Give back, exactly as it appears, the run of lines opening with the one containing "Generate a Python" and closing with the one containing "fig.savefig('out.png', dpi=100, facecolor=bg)". Nothing outside that run should appear.

Dataset extract start

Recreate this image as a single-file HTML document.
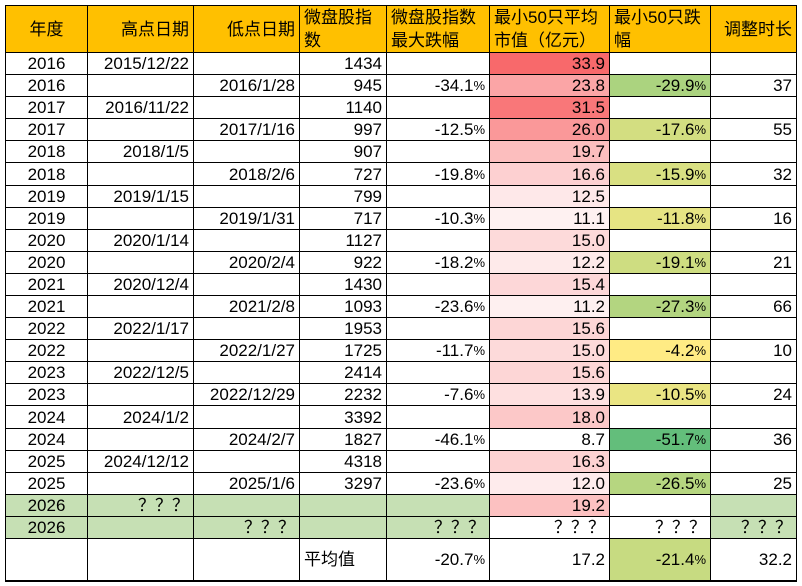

Dataset extract end
Dataset extract start

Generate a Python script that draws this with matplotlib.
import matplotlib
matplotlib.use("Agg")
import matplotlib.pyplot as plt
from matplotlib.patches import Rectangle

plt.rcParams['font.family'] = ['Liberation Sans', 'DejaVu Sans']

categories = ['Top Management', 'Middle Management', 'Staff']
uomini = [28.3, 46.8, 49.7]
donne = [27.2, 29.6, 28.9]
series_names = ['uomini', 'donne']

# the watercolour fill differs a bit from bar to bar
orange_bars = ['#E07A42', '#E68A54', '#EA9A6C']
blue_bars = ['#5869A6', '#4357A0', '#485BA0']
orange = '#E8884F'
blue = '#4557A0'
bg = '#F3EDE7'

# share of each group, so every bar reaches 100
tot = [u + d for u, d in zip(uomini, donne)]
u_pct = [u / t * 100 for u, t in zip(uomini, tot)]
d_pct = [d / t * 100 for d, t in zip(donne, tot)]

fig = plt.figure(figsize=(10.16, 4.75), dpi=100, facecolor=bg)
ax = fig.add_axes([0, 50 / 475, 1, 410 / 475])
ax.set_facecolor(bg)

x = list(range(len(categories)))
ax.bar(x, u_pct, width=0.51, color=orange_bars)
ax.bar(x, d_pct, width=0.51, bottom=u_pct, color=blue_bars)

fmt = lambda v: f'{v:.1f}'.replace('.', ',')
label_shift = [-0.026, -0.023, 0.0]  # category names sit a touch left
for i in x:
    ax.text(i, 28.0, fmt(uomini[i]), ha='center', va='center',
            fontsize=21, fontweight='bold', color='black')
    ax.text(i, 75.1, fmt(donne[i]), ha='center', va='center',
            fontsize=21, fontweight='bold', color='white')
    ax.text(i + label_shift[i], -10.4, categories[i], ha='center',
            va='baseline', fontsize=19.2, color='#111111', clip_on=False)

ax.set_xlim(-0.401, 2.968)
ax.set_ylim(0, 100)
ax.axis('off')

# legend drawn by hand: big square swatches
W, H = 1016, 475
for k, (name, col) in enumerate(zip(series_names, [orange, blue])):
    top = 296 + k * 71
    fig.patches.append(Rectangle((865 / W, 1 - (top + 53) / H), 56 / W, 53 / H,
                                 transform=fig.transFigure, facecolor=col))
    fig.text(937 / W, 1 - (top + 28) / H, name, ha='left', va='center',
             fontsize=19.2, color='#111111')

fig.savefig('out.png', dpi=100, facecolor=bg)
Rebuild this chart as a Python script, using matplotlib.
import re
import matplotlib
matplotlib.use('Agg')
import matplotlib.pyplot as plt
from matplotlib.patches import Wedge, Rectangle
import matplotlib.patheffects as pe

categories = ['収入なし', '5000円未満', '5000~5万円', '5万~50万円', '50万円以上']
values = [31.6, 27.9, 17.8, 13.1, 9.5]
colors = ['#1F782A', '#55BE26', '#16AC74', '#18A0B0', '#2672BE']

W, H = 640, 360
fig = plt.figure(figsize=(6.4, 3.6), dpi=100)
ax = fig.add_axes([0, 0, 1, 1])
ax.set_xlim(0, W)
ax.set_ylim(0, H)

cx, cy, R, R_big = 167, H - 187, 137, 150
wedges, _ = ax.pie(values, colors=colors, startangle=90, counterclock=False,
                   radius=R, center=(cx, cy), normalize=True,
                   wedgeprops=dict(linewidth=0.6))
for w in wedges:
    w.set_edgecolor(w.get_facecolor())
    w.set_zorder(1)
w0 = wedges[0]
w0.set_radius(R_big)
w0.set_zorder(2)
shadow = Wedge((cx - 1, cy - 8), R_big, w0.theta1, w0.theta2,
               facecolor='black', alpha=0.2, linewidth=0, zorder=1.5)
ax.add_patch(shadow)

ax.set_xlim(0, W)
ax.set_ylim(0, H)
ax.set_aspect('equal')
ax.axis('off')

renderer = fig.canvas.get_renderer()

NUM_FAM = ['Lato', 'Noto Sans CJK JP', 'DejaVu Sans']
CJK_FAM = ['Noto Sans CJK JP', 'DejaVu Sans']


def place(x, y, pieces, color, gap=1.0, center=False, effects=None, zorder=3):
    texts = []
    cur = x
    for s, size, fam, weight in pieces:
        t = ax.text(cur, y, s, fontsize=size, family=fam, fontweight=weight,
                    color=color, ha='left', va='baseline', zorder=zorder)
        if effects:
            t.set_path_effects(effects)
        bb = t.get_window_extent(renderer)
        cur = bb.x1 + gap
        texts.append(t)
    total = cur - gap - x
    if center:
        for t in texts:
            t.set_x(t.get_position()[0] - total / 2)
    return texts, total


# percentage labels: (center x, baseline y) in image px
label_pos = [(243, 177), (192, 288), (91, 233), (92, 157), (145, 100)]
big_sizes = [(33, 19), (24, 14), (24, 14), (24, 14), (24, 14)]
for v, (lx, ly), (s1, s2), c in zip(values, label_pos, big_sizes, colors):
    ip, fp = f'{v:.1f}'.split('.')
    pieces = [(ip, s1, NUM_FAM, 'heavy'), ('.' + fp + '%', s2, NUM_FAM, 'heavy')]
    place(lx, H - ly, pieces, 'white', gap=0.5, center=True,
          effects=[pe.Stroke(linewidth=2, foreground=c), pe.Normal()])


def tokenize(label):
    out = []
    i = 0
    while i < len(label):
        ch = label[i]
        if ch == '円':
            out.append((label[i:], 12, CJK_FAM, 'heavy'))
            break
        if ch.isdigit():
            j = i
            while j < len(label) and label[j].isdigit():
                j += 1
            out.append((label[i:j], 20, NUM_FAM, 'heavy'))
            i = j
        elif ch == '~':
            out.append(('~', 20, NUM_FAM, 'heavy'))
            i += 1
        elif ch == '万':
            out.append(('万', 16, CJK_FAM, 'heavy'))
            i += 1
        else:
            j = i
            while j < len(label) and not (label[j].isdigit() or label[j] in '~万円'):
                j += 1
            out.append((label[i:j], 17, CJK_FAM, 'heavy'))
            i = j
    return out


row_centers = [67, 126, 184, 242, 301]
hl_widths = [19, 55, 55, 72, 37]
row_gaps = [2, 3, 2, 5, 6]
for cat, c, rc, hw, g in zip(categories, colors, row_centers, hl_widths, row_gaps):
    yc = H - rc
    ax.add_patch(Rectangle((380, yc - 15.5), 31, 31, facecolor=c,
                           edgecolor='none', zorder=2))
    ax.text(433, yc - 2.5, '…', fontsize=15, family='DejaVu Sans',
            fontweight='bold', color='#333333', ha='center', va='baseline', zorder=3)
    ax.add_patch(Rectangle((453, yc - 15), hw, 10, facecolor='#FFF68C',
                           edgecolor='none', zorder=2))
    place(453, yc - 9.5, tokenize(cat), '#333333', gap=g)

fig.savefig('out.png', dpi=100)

Dataset extract end

_Answer to this task_:
Generate a Python script that draws this with matplotlib.
import matplotlib
matplotlib.use("Agg")
import matplotlib.pyplot as plt
from matplotlib.patches import Rectangle

plt.rcParams['font.family'] = ['Liberation Sans', 'DejaVu Sans']

categories = ['Top Management', 'Middle Management', 'Staff']
uomini = [28.3, 46.8, 49.7]
donne = [27.2, 29.6, 28.9]
series_names = ['uomini', 'donne']

# the watercolour fill differs a bit from bar to bar
orange_bars = ['#E07A42', '#E68A54', '#EA9A6C']
blue_bars = ['#5869A6', '#4357A0', '#485BA0']
orange = '#E8884F'
blue = '#4557A0'
bg = '#F3EDE7'

# share of each group, so every bar reaches 100
tot = [u + d for u, d in zip(uomini, donne)]
u_pct = [u / t * 100 for u, t in zip(uomini, tot)]
d_pct = [d / t * 100 for d, t in zip(donne, tot)]

fig = plt.figure(figsize=(10.16, 4.75), dpi=100, facecolor=bg)
ax = fig.add_axes([0, 50 / 475, 1, 410 / 475])
ax.set_facecolor(bg)

x = list(range(len(categories)))
ax.bar(x, u_pct, width=0.51, color=orange_bars)
ax.bar(x, d_pct, width=0.51, bottom=u_pct, color=blue_bars)

fmt = lambda v: f'{v:.1f}'.replace('.', ',')
label_shift = [-0.026, -0.023, 0.0]  # category names sit a touch left
for i in x:
    ax.text(i, 28.0, fmt(uomini[i]), ha='center', va='center',
            fontsize=21, fontweight='bold', color='black')
    ax.text(i, 75.1, fmt(donne[i]), ha='center', va='center',
            fontsize=21, fontweight='bold', color='white')
    ax.text(i + label_shift[i], -10.4, categories[i], ha='center',
            va='baseline', fontsize=19.2, color='#111111', clip_on=False)

ax.set_xlim(-0.401, 2.968)
ax.set_ylim(0, 100)
ax.axis('off')

# legend drawn by hand: big square swatches
W, H = 1016, 475
for k, (name, col) in enumerate(zip(series_names, [orange, blue])):
    top = 296 + k * 71
    fig.patches.append(Rectangle((865 / W, 1 - (top + 53) / H), 56 / W, 53 / H,
                                 transform=fig.transFigure, facecolor=col))
    fig.text(937 / W, 1 - (top + 28) / H, name, ha='left', va='center',
             fontsize=19.2, color='#111111')

fig.savefig('out.png', dpi=100, facecolor=bg)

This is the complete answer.